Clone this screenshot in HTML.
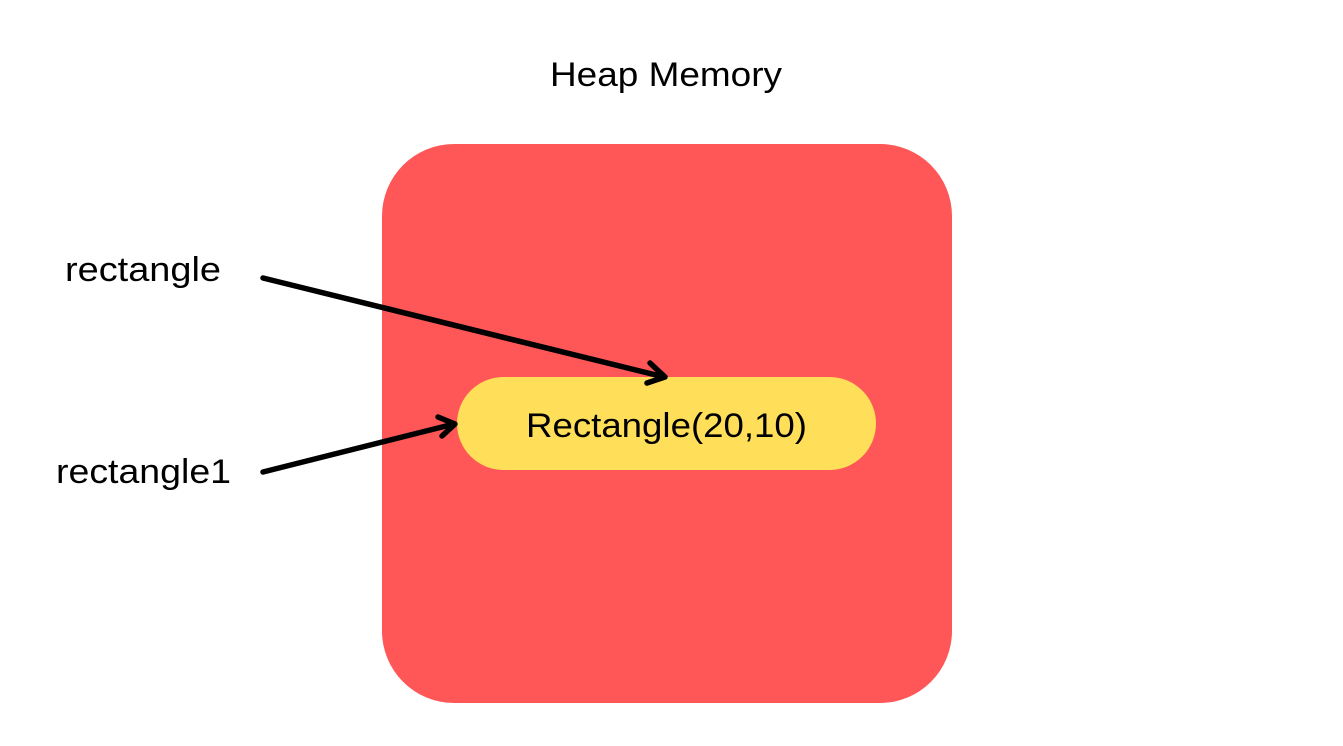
<!DOCTYPE html>
<html><head><meta charset="utf-8"><style>html,body{margin:0;padding:0;background:#fff;width:1343px;height:746px;overflow:hidden}</style></head>
<body>
<svg width="1343" height="746" viewBox="0 0 1343 746" xmlns="http://www.w3.org/2000/svg" font-family="Liberation Sans, sans-serif" font-size="34" fill="#000">
<rect x="382" y="144" width="570" height="559" rx="72" ry="72" fill="#FF5757"/>
<rect x="457" y="377" width="419" height="93" rx="46.5" ry="46.5" fill="#FFDE59"/>
<text x="550" y="86" textLength="232" lengthAdjust="spacingAndGlyphs">Heap Memory</text>
<text x="65" y="281" textLength="156" lengthAdjust="spacingAndGlyphs">rectangle</text>
<text x="56" y="483" textLength="175" lengthAdjust="spacingAndGlyphs">rectangle1</text>
<text x="526" y="437" textLength="281" lengthAdjust="spacingAndGlyphs">Rectangle(20,10)</text>
<g stroke="#000" stroke-width="5.5" stroke-linecap="round" stroke-linejoin="round" fill="none">
<line x1="263" y1="278" x2="664" y2="377"/>
<polyline points="650,363 665,377 647,383"/>
<line x1="263" y1="472" x2="454" y2="424"/>
<polyline points="438,417 455,424 442,436"/>
</g>
</svg>
</body></html>
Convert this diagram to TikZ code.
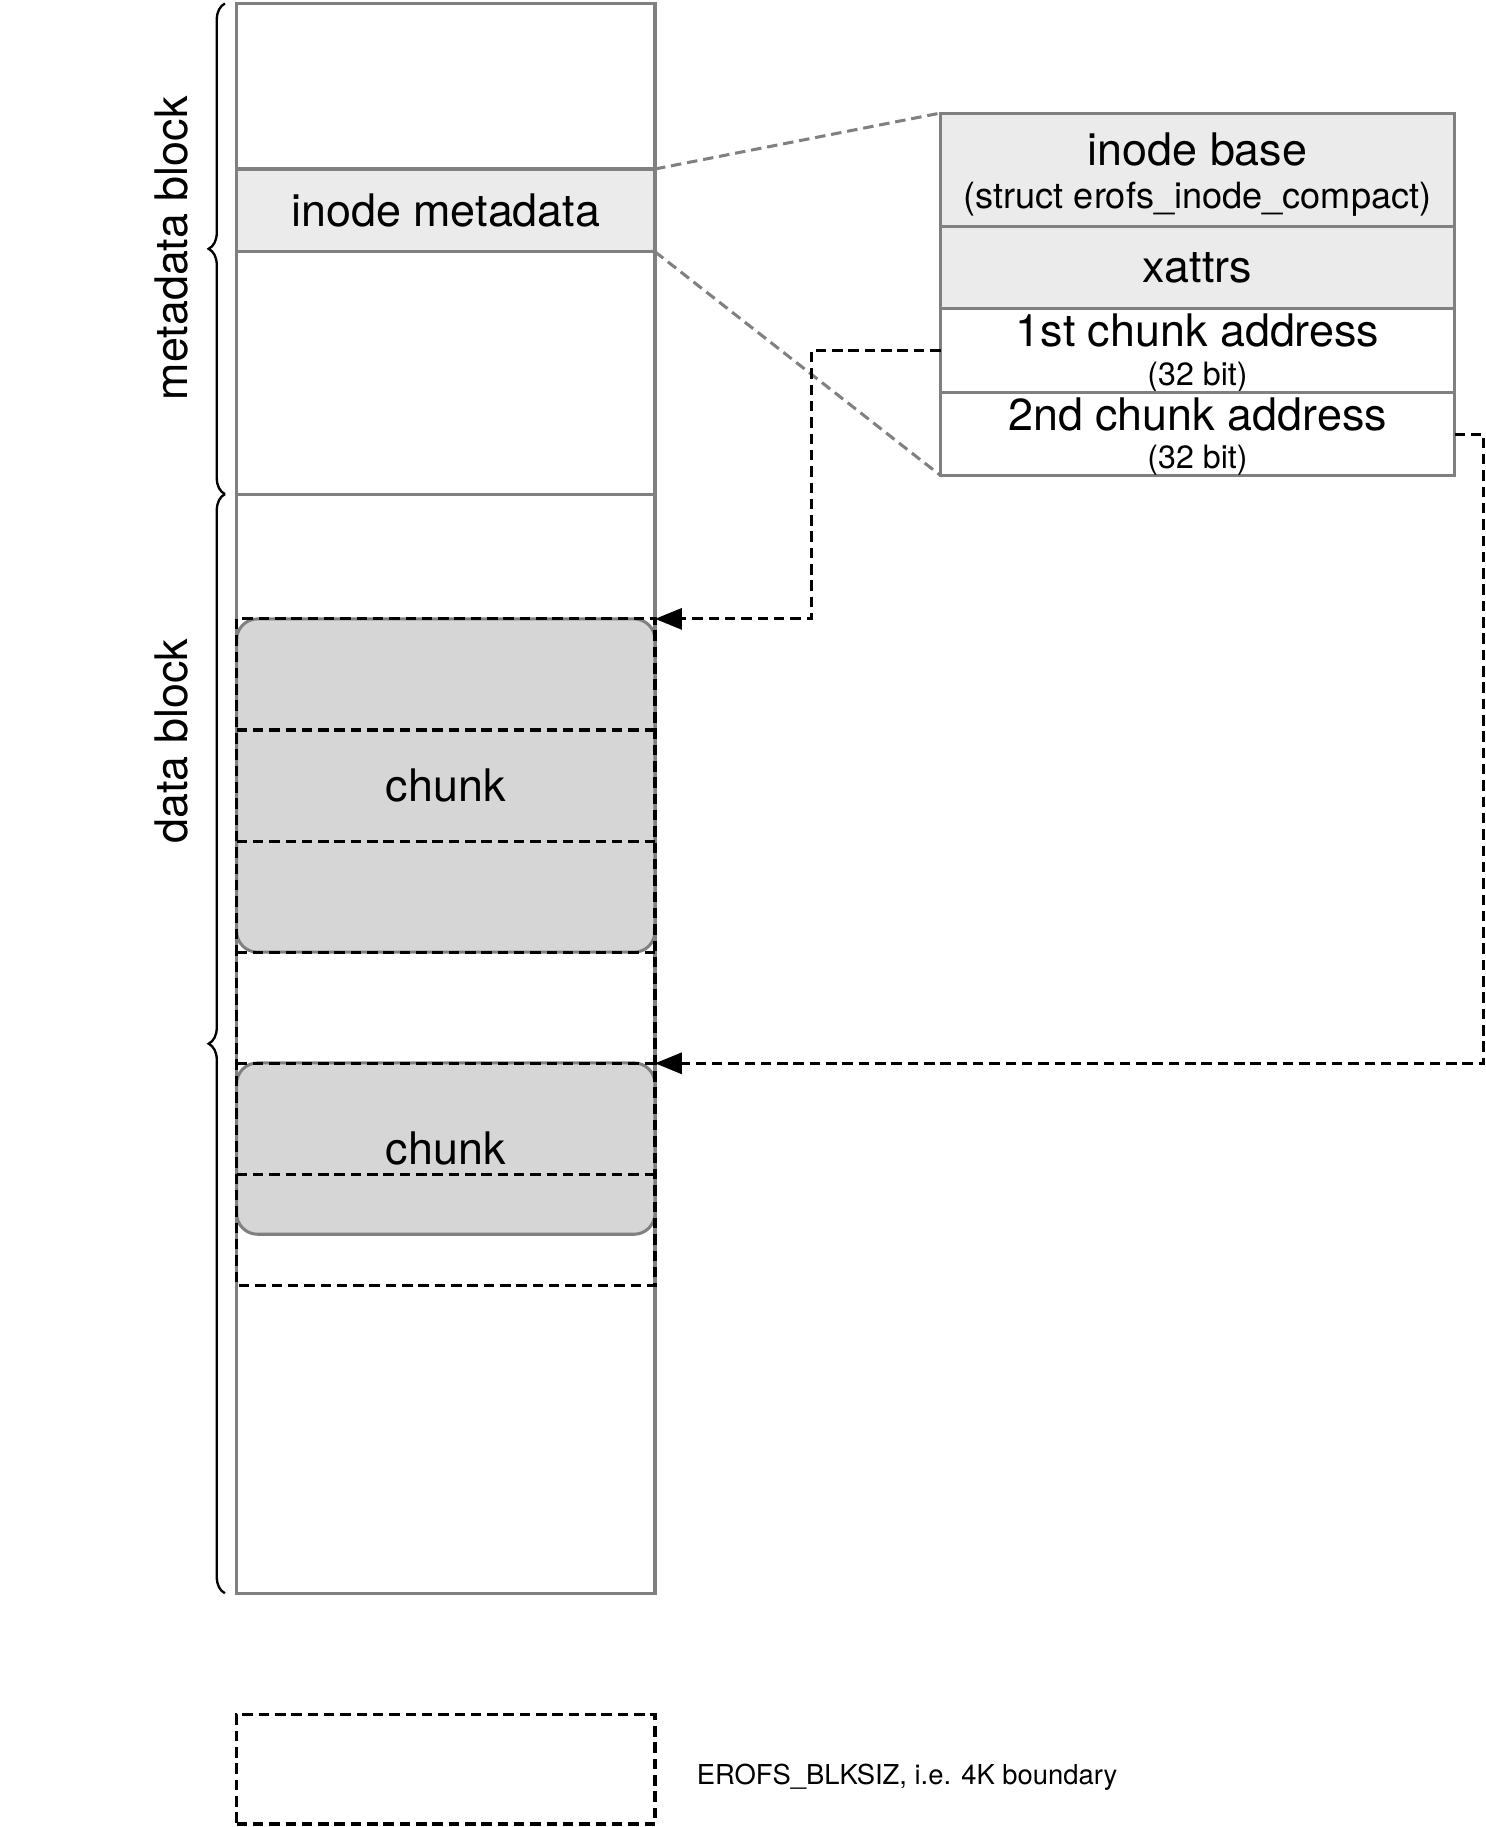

▬▬▬

**What the task requires**
Exclude the pictures. Write out the remaining data exactly.

**Expected answer**
Clone this screenshot in HTML.
<!DOCTYPE html>
<html><head><meta charset="utf-8"><style>html,body{margin:0;padding:0;background:#fff;width:1343px;height:746px;overflow:hidden}</style></head>
<body>
<svg width="1343" height="746" viewBox="0 0 1343 746" xmlns="http://www.w3.org/2000/svg" font-family="Liberation Sans, sans-serif" font-size="34" fill="#000">
<rect x="382" y="144" width="570" height="559" rx="72" ry="72" fill="#FF5757"/>
<rect x="457" y="377" width="419" height="93" rx="46.5" ry="46.5" fill="#FFDE59"/>
<text x="550" y="86" textLength="232" lengthAdjust="spacingAndGlyphs">Heap Memory</text>
<text x="65" y="281" textLength="156" lengthAdjust="spacingAndGlyphs">rectangle</text>
<text x="56" y="483" textLength="175" lengthAdjust="spacingAndGlyphs">rectangle1</text>
<text x="526" y="437" textLength="281" lengthAdjust="spacingAndGlyphs">Rectangle(20,10)</text>
<g stroke="#000" stroke-width="5.5" stroke-linecap="round" stroke-linejoin="round" fill="none">
<line x1="263" y1="278" x2="664" y2="377"/>
<polyline points="650,363 665,377 647,383"/>
<line x1="263" y1="472" x2="454" y2="424"/>
<polyline points="438,417 455,424 442,436"/>
</g>
</svg>
</body></html>
Convert this diagram to TikZ code.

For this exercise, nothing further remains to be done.